During the Triassic Period, some 200 million years ago (MYA), the Tethys Sea opened across Pangea, rifting the northern Continents (Laurasia) from the southern Continents (Gondwana). Over the following Jurassic and Cretaceous Periods, the Atlantic Ocean, Indian Ocean and lesser seaways opened, splitting apart the components of these large land masses and leading to the continental geography that we find today.
During this process, the African Plate drifted northward and rotated counterclockwise, gradually compressing the Tethys Sea and cutting off its eastern connection with the Indian Ocean. In concert, a broad, relatively shallow arm of the Tethys, known as the Paratethys Sea, spread across central Europe and eastern Asia, initially forming a connection between the North Sea and the Mediterranean (the direct remnant of the closing Tethys). Beginning about 40 MYA, compression and subduction along the African-Eurasian margin forced up the Alps and other ranges across the northern edge of the Mediterranean, isolating the Paratethys as a vast inland sea.
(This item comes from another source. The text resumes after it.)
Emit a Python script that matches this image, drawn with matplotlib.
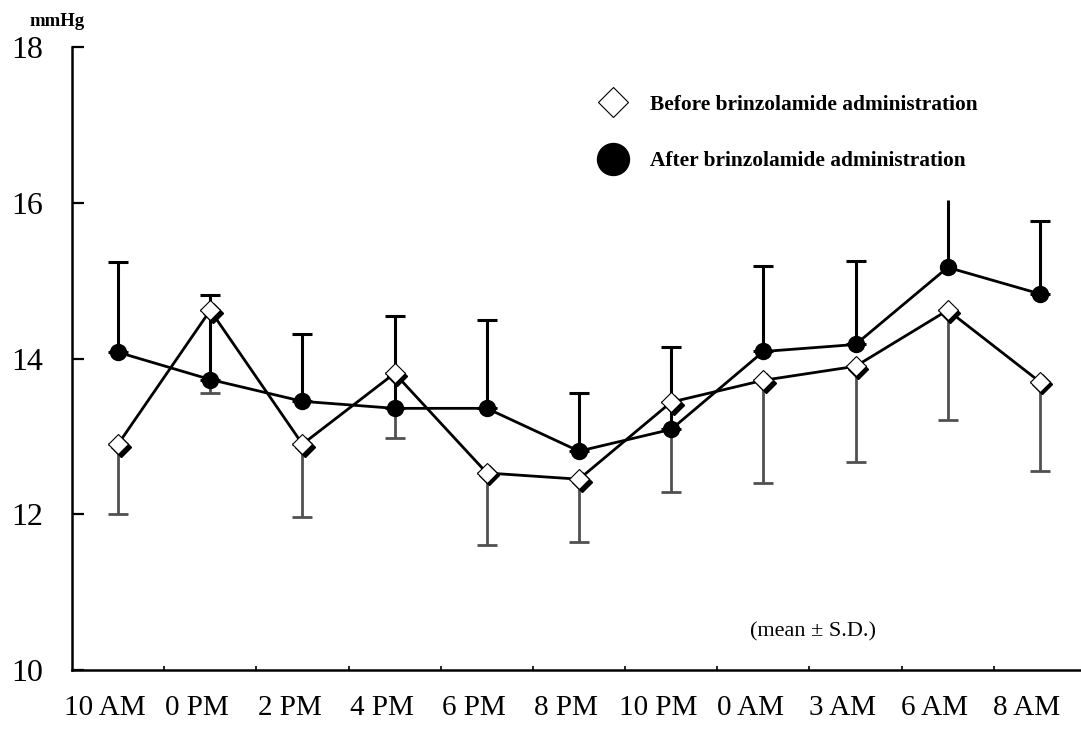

Tectonic activity throughout the late Tertiary, followed by periodic glaciation during the Pleistocene, continued to mold the Paratethys Sea as drainage patterns were altered and ocean levels rose and fell. Today, the Aral, Caspian and Black Seas represent remnants of the Paratethys; the first two, entirely cut off from the ocean, have become "saline lakes" while the Black Sea, connected to the Mediterranean via the Bosporus Strait, has settled into a unique, layered hydrology. Cool freshwater, flowing in via the Danube and other Eurasian rivers, overlies warm (but more dense) saltwater that flows up from the Mediterranean; the volume of the latter is balanced by the outflow of freshwater toward the ocean, making the Bosporus Strait a dual flow conduit.